→ **Your instructions**: Pictures in the entries below are excluded; copy only the lines from the one containing "Convert this chart" to the one containing "colors=GREY, length=0, pad=4)", both included.
[BEGIN Records for this task]
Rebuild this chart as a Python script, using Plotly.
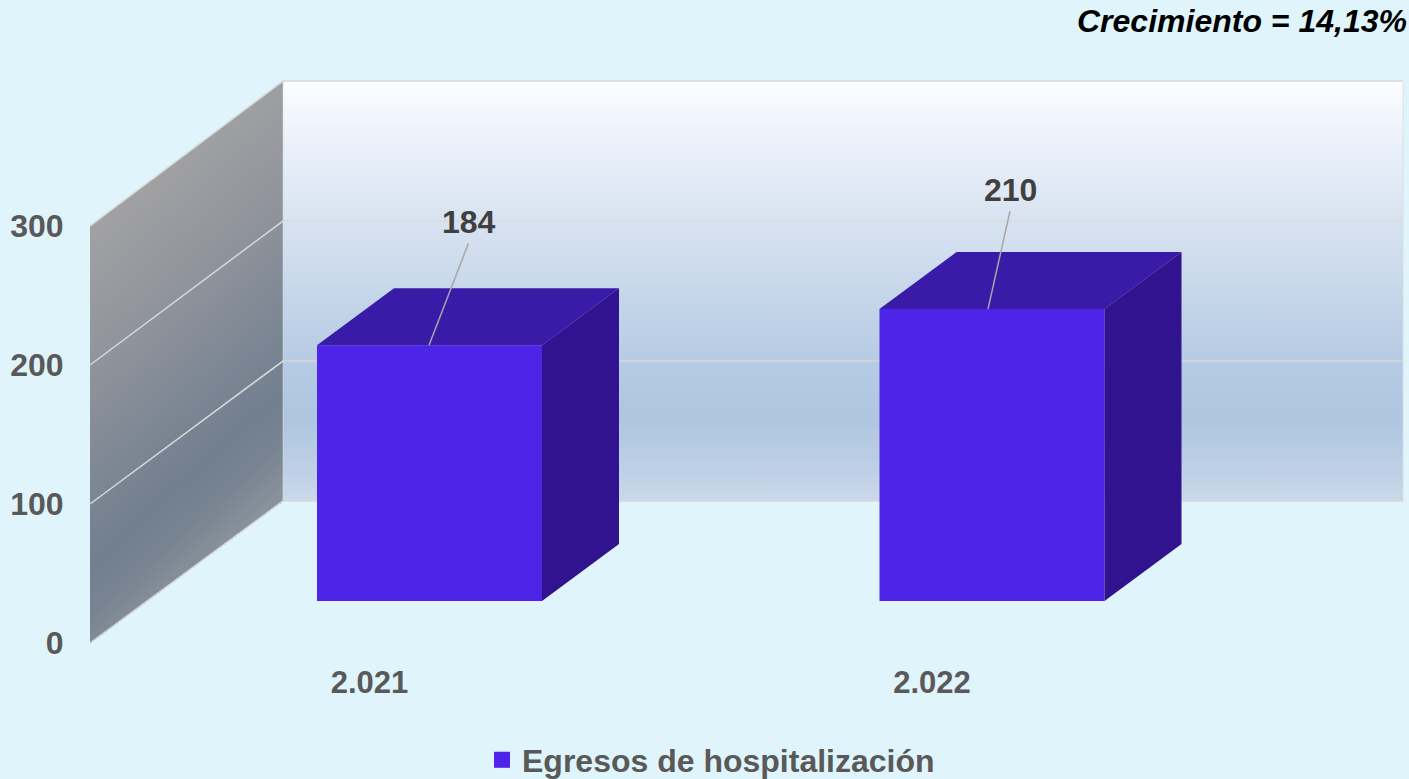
import plotly.graph_objects as go

# --- data ---
categories = ["2.021", "2.022"]
egresos = [184, 210]
y_ticks = [0, 100, 200, 300]
series_name = "Egresos de hospitalización"
growth_text = "Crecimiento = 14,13%"

# --- figure geometry (1 axis x unit = one category step) ---
W, H = 1409, 779
ML, MR, MT, MB = 76, 0, 60, 128
PX_PER_CAT = 562.5
PX_PER_VAL = 1.39
X0_PX = 429.5          # pixel of category 0
Y0_PX = 643.0          # pixel of value 0 on the front of the wall


def ux(px):
    return px / PX_PER_CAT


def uy(px):
    return px / PX_PER_VAL


x_range = [(ML - X0_PX) / PX_PER_CAT, (W - MR - X0_PX) / PX_PER_CAT]
y_range = [(Y0_PX - (H - MB)) / PX_PER_VAL, (Y0_PX - MT) / PX_PER_VAL]

wall_x = (90 - X0_PX) / PX_PER_CAT
wall_dx, wall_dy = ux(193), uy(142)
wall_scale = 1.007
right_x = (1403 - X0_PX) / PX_PER_CAT
bar_w = ux(225)
bar_dx, bar_dy = ux(77), uy(57)
bar_base = uy(42)
label_shift = ux(-60)
top_tick = y_ticks[-1]


def bx(v):
    return wall_x + wall_dx


def back_y(v):
    return v * wall_scale + wall_dy


fig = go.Figure()

# --- back wall ---
back_stops = [(501, "#CBD8E9"), (470, "#BED0E6"), (420, "#AFC5E0"), (360, "#B6CBE4"),
              (220, "#D8E3F1"), (130, "#EEF3FB"), (81, "#FCFDFF")]
b0, b1 = back_y(0), back_y(top_tick)
fig.add_trace(go.Scatter(
    x=[bx(0), right_x, right_x, bx(0), bx(0)], y=[b0, b0, b1, b1, b0],
    mode="lines", line=dict(width=0), fill="toself", showlegend=False, hoverinfo="skip",
    fillgradient=dict(type="vertical", start=b0, stop=b1,
                      colorscale=[[(501 - p) / 420, c] for p, c in back_stops]),
))

# --- side wall: diagonal gradient painted as overlapping bands ---
side_stops = [(0, (162, 162, 164)), (150, (143, 147, 155)), (280, (122, 133, 147)),
              (340, (114, 127, 143)), (390, (120, 132, 146)), (449, (138, 148, 158))]


def side_col(s):
    for (a, ca), (b, cb) in zip(side_stops, side_stops[1:]):
        if s <= b:
            t = (s - a) / (b - a)
            return "rgb(%d,%d,%d)" % tuple(round(p + (q - p) * t) for p, q in zip(ca, cb))
    return "rgb(%d,%d,%d)" % side_stops[-1][1]


def s_of(pt):
    xp = pt[0] * PX_PER_CAT + X0_PX
    yp = Y0_PX - pt[1] * PX_PER_VAL
    return yp + 0.9 * (xp - 90) - 226


def clip(poly, s0):
    out = []
    for i, p in enumerate(poly):
        q = poly[(i + 1) % len(poly)]
        sp, sq = s_of(p), s_of(q)
        if sp >= s0:
            out.append(p)
        if (sp >= s0) != (sq >= s0):
            t = (s0 - sp) / (sq - sp)
            out.append((p[0] + (q[0] - p[0]) * t, p[1] + (q[1] - p[1]) * t))
    return out


side_poly = [(wall_x, 0), (bx(0), back_y(0)), (bx(0), back_y(top_tick)), (wall_x, top_tick)]
for s in range(-1, 450, 5):
    pts = clip(side_poly, s)
    if len(pts) >= 3:
        fig.add_trace(go.Scatter(
            x=[p[0] for p in pts] + [pts[0][0]], y=[p[1] for p in pts] + [pts[0][1]],
            mode="lines", line=dict(width=0), fill="toself", fillcolor=side_col(s + 2.5),
            showlegend=False, hoverinfo="skip"))

# --- wall grid lines and edges ---
for v in y_ticks:
    fig.add_trace(go.Scatter(
        x=[wall_x, bx(v), right_x], y=[v, back_y(v), back_y(v)], mode="lines",
        line=dict(color="#D9D9D9", width=1.5), showlegend=False, hoverinfo="skip"))
fig.add_trace(go.Scatter(
    x=[bx(0), bx(0)], y=[back_y(0), back_y(top_tick)], mode="lines",
    line=dict(color="rgba(217,217,217,0.6)", width=1), showlegend=False, hoverinfo="skip"))
fig.add_trace(go.Scatter(
    x=[right_x, right_x], y=[back_y(0), back_y(top_tick)], mode="lines",
    line=dict(color="rgba(217,217,217,0.7)", width=1), showlegend=False, hoverinfo="skip"))

# --- bars ---
FRONT, TOP, SIDE = "#4E24E8", "#3A1BA8", "#311390"
xs = list(range(len(categories)))
fig.add_trace(go.Bar(
    x=xs, y=egresos, base=bar_base, width=bar_w, marker=dict(color=FRONT, line=dict(width=0)),
    showlegend=False, hoverinfo="skip", xaxis="x2", yaxis="y2"))
label_dx = [ux(39), ux(18)]
label_dy = [uy(102), uy(98)]
start_dx = [ux(-0.5), ux(-4)]
for xc, v in zip(xs, egresos):
    l, r = xc - bar_w / 2, xc + bar_w / 2
    t = bar_base + v
    fig.add_trace(go.Scatter(
        x=[l, r, r + bar_dx, l + bar_dx, l], y=[t, t, t + bar_dy, t + bar_dy, t],
        mode="lines", line=dict(width=0), fill="toself", fillcolor=TOP,
        showlegend=False, hoverinfo="skip", xaxis="x2", yaxis="y2"))
    fig.add_trace(go.Scatter(
        x=[r, r + bar_dx, r + bar_dx, r, r],
        y=[bar_base, bar_base + bar_dy, t + bar_dy, t, bar_base],
        mode="lines", line=dict(width=0), fill="toself", fillcolor=SIDE,
        showlegend=False, hoverinfo="skip", xaxis="x2", yaxis="y2"))

# --- leader lines and value labels ---
annotations = []
for xc, v, sdx, ldx, ldy in zip(xs, egresos, start_dx, label_dx, label_dy):
    t = bar_base + v
    fig.add_trace(go.Scatter(
        x=[xc + sdx, xc + ldx], y=[t, t + ldy], mode="lines",
        line=dict(color="#A6A6A6", width=1.5), showlegend=False, hoverinfo="skip",
        xaxis="x2", yaxis="y2"))
    annotations.append(dict(
        x=xc + ldx, y=t + ldy + uy(21), xref="x2", yref="y2", text=str(v), showarrow=False,
        xanchor="center", yanchor="middle",
        font=dict(family="Liberation Sans", size=32, color="#404040", weight="bold")))

# --- legend entry ---
fig.add_trace(go.Scatter(
    x=[None], y=[None], mode="markers", name=series_name, showlegend=True,
    marker=dict(symbol="square", size=16, color=FRONT), xaxis="x2", yaxis="y2"))

annotations.append(dict(
    x=1, y=(H - MB - 21) / (H - MT - MB), xref="paper", yref="paper", xanchor="right", yanchor="middle",
    xshift=0, text=growth_text, showarrow=False,
    font=dict(family="Liberation Sans", size=32, color="#000000", weight="bold", style="italic")))

tick_font = dict(family="Liberation Sans", size=32, color="#595959", weight="bold")
xtick_font = dict(family="Liberation Sans", size=31, color="#595959", weight="bold")
axis_common = dict(showgrid=False, zeroline=False, showline=False)
fig.update_layout(
    width=W, height=H, margin=dict(l=ML, r=MR, t=MT, b=MB, pad=0),
    paper_bgcolor="#DFF4FB", plot_bgcolor="rgba(0,0,0,0)",
    barmode="overlay", annotations=annotations, hovermode=False,
    xaxis=dict(range=x_range, tickmode="array", tickvals=[i + label_shift for i in xs], ticktext=categories,
               tickfont=xtick_font, ticks="outside", ticklen=4, tickcolor="rgba(0,0,0,0)", **axis_common),
    yaxis=dict(range=y_range, tickmode="array", tickvals=y_ticks, ticktext=[str(v) for v in y_ticks],
               tickfont=tick_font, ticks="outside", ticklen=5, tickcolor="rgba(0,0,0,0)", **axis_common),
    xaxis2=dict(range=x_range, overlaying="x", visible=False, **axis_common),
    yaxis2=dict(range=y_range, overlaying="y", visible=False, **axis_common),
    legend=dict(xref="paper", yref="container", x=(482 - ML) / (W - ML - MR), y=1 - 760 / H,
                xanchor="left", yanchor="middle",
                bgcolor="rgba(0,0,0,0)", borderwidth=0,
                font=dict(family="Liberation Sans", size=32, color="#595959", weight="bold")),
)

fig.write_html("out.html", config={"displayModeBar": False},
               post_script="document.body.style.margin='0';document.documentElement.style.background='#DFF4FB';")
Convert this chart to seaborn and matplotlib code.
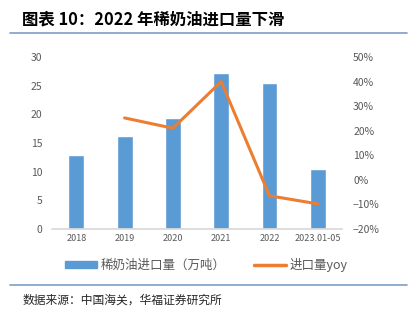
import matplotlib
matplotlib.use("Agg")
import matplotlib.pyplot as plt
import seaborn as sns
import numpy as np
import pandas as pd
from matplotlib.lines import Line2D
from matplotlib.patches import Patch

categories = ["2018", "2019", "2020", "2021", "2022", "2023.01-05"]
volume = [12.9, 16.2, 19.4, 27.2, 25.5, 10.5]
yoy = [np.nan, 25.2, 21.0, 40.0, -6.5, -9.8]

sns.set_theme(style="white")
plt.rcParams['font.family'] = ['Noto Sans CJK SC', 'DejaVu Sans']

BLUE = "#5B9BD5"
ORANGE = "#ED7D31"
GREY = "#595959"

fig = plt.figure(figsize=(4.17, 3.22), dpi=100)
ax = fig.add_axes([0.125, 0.289, 0.695, 0.534])

df = pd.DataFrame({"cat": categories, "vol": volume, "yoy": yoy})
sns.barplot(data=df, x="cat", y="vol", color=BLUE, width=0.33, ax=ax, saturation=1)
ax.set_ylim(0, 30)
ax.set_yticks([0, 5, 10, 15, 20, 25, 30])
ax.set_xlabel("")
ax.set_ylabel("")
ax.set_xlim(-0.5, 5.5)
for s in ["top", "right", "left"]:
    ax.spines[s].set_visible(False)
ax.spines["bottom"].set_color("#D9D9D9")
ax.tick_params(axis="y", labelsize=7.5, colors=GREY, length=0, pad=7)
ax.tick_params(axis="x", labelsize=6.5, colors=GREY, length=0, pad=4)

ax2 = ax.twinx()
df["pos"] = np.arange(len(categories))
sns.lineplot(data=df.dropna(), x="pos", y="yoy", color=ORANGE, linewidth=2.2, ax=ax2)
ax2.set_ylim(-20, 50)
ax2.set_yticks([-20, -10, 0, 10, 20, 30, 40, 50])
ax2.set_yticklabels([f"{v}%".replace("-", "−") for v in [-20, -10, 0, 10, 20, 30, 40, 50]])
ax2.set_ylabel("")
ax2.set_xlabel("")
ax2.set_xlim(-0.5, 5.5)
for s in ["top", "right", "left", "bottom"]:
    ax2.spines[s].set_visible(False)
ax2.tick_params(axis="y", labelsize=7.5, colors=GREY, length=0, pad=8)

handles = [Patch(color=BLUE), Line2D([0], [0], color=ORANGE, linewidth=2.5)]
labels = ["稀奶油进口量（万吨）", "进口量yoy"]
fig.legend(handles, labels, loc="center", bbox_to_anchor=(0.495, 0.177), ncol=2, frameon=False,
           fontsize=9, labelcolor=GREY, handlelength=2.6, handleheight=0.4, columnspacing=2.2,
           handletextpad=0.3)

fig.text(0.053, 0.94, "图表 10：2022 年稀奶油进口量下滑", fontsize=11.8, fontweight="bold",
         ha="left", va="center", color="black")
fig.add_artist(Line2D([0.024, 0.976], [0.897, 0.897], color="#7F9CC4", linewidth=1.2))
fig.add_artist(Line2D([0.024, 0.976], [0.115, 0.115], color="#7F9CC4", linewidth=1.2))
fig.text(0.053, 0.068, "数据来源：中国海关，华福证券研究所", fontsize=8.5, ha="left", va="center", color="#262626")

fig.savefig("out.png", dpi=100)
[END Records for this task]
→ **Final answer**:
Convert this chart to seaborn and matplotlib code.
import matplotlib
matplotlib.use("Agg")
import matplotlib.pyplot as plt
import seaborn as sns
import numpy as np
import pandas as pd
from matplotlib.lines import Line2D
from matplotlib.patches import Patch

categories = ["2018", "2019", "2020", "2021", "2022", "2023.01-05"]
volume = [12.9, 16.2, 19.4, 27.2, 25.5, 10.5]
yoy = [np.nan, 25.2, 21.0, 40.0, -6.5, -9.8]

sns.set_theme(style="white")
plt.rcParams['font.family'] = ['Noto Sans CJK SC', 'DejaVu Sans']

BLUE = "#5B9BD5"
ORANGE = "#ED7D31"
GREY = "#595959"

fig = plt.figure(figsize=(4.17, 3.22), dpi=100)
ax = fig.add_axes([0.125, 0.289, 0.695, 0.534])

df = pd.DataFrame({"cat": categories, "vol": volume, "yoy": yoy})
sns.barplot(data=df, x="cat", y="vol", color=BLUE, width=0.33, ax=ax, saturation=1)
ax.set_ylim(0, 30)
ax.set_yticks([0, 5, 10, 15, 20, 25, 30])
ax.set_xlabel("")
ax.set_ylabel("")
ax.set_xlim(-0.5, 5.5)
for s in ["top", "right", "left"]:
    ax.spines[s].set_visible(False)
ax.spines["bottom"].set_color("#D9D9D9")
ax.tick_params(axis="y", labelsize=7.5, colors=GREY, length=0, pad=7)
ax.tick_params(axis="x", labelsize=6.5, colors=GREY, length=0, pad=4)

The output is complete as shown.